De N-VA en Open VLD - ondanks de forse verliezen voor de liberalen - scoren het beste in gemeenten waar het aandeel 18- tot en met 34-jarige inwoners het kleinst is. Het Vlaams Belang wint ook meer in die gemeenten dan op plekken met meer jongere kiezers. De resultaten van Vooruit zijn het beste én gaan het meeste vooruit in die jongere gemeenten, CD&V staat merkbaar zwakker op plekken met een grotere groep twintigers en jonge dertigers.

Door de winst van de PVDA en Vooruit in de gemeenten met aanzienlijk meer jonge kiezers weten de drie linkse partijen samen in die gemeentecategorie zowat een derde van de stemmen binnen te halen. Het Vlaams Belang, de N-VA en CD&V zijn samen goed voor meer dan de helft van de stemmen in de steden en de gemeenten met een relatief oudere bevolking.

Aandeel stemmen per partij en naar aandeel inwoners van 18 tot en met 34 jaar. Q1 = 20% minste jongeren, Q5 = 20% meeste

Hoogopgeleiden kiezen voor N-VA, laagopgeleiden voor Vlaams Belang

Gemiddeld percentage stemmen per partij en naar aandeel inwoners met hoger diploma. Q1 = 20% laagstopgeleid, Q5 = 20% hoogstopgeleid

  • Resultaat 2019
  • Resultaat 2024

Hoe hoger het aandeel hoogopgeleiden in een gemeente, hoe hoger de score van de N-VA. Ook het verkiezingsresultaat van Groen en Open VLD is opvallend beter op plekken waar meer mensen verder studeerden, ondanks de tikken die beide partijen kregen.

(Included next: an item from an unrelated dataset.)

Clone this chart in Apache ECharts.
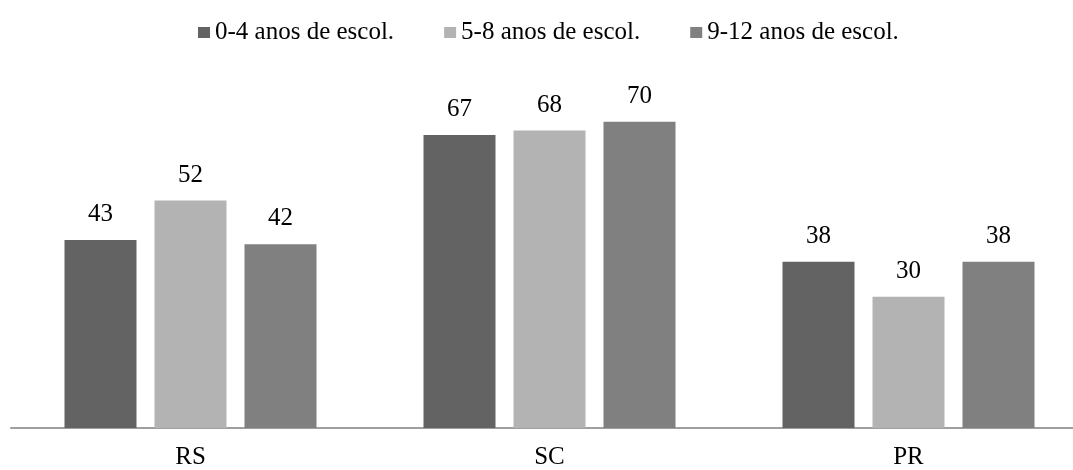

Bij het Vlaams Belang oogt het beeld omgekeerd. De partij wint wel enigszins in de steden en de gemeenten met het grootste aandeel hoogopgeleide inwoners, maar het verschil in het verkiezingsresultaat met de rest van Vlaanderen is opmerkelijk. Net zoals in 2019 ligt de score van het Vlaams Belang in gemeenten met veel hoogopgeleiden de helft lager dan in gemeenten waar weinig mensen een hoger diploma hebben.

Net zoals bij de hogere inkomens het geval is, weet Vooruit haar basis ook bij de hoger opgeleiden te verbreden. In vergelijking met 2019 gaat de partij er het meeste op vooruit op plekken met meer hoogopgeleiden. In en rond Leuven zijn de winsten aanzienlijk, terwijl het kanton Gent het enige is in Vlaanderen waar Vooruit op het Vlaamse niveau de grootste partij van allemaal is.

Aandeel stemmen per partij en naar aandeel inwoners met hoger diploma. Q1 = 20% laagstopgeleid, Q5 = 20% hoogstopgeleid

Hoe gingen we te werk

De vijf gebruikte indicatoren zijn het gemiddelde netto belastbaar inkomen per aangifte, de bevolkingsdichtheid, het aandeel inwoners met de Belgische nationaliteit van buitenlandse herkomst, het aandeel hoogopgeleiden en het aandeel kiesgerechtigden tussen 18 en 34 jaar. Alle gegevens zijn afkomstig van het Belgische statistiekbureau Statbel. Voor het inkomen gaat het om de fiscale inkomens van 2022, voor het aandeel hoogopgeleiden om Census-gegevens van 2021 en voor de cijfers over de bevolkingsdichtheid, de herkomst en de leeftijd om de bevolkingscijfers voor 2023.

Voor die parameters is de correlatiecoëfficiënt - de mate waarin ze samenhangen met de verkiezingsuitslag - het meest uitgesproken. Voor elk van de geselecteerden indicatoren delen we de 319 Vlaamse en Brusselse gemeenten waar gestemd werd voor het Vlaams Parlement op in vijf gelijke categorieën. In de meeste linkse balkjes op de grafieken zitten de 20 procent gemeenten met de laagste waarden. Uiterst rechts staan 20 procent steden en gemeenten met de hoogste cijfers.

Per kwintiel en voor elke partij berekenen we een gemiddelde score voor de Vlaamse verkiezingen van 2024 en 2019. Hoe meer stemmen werden uitgebracht in een stad of gemeente, hoe zwaarder die doorweegt. Naast de zeven grote partijen nemen we ook het aandeel blanco of ongeldige stemmen mee in rekening. De analyse focust zowel op de partijscores die voor de verschillende gemeenteprofielen werden behaald als op de evolutie per type ten opzichte van 2019.

Aan Waalse kant deden we een gelijkaardige oefening, op het niveau van de Kamer, voor alle Waalse en Brusselse gemeenten en de belangrijkste Franstalige partijen.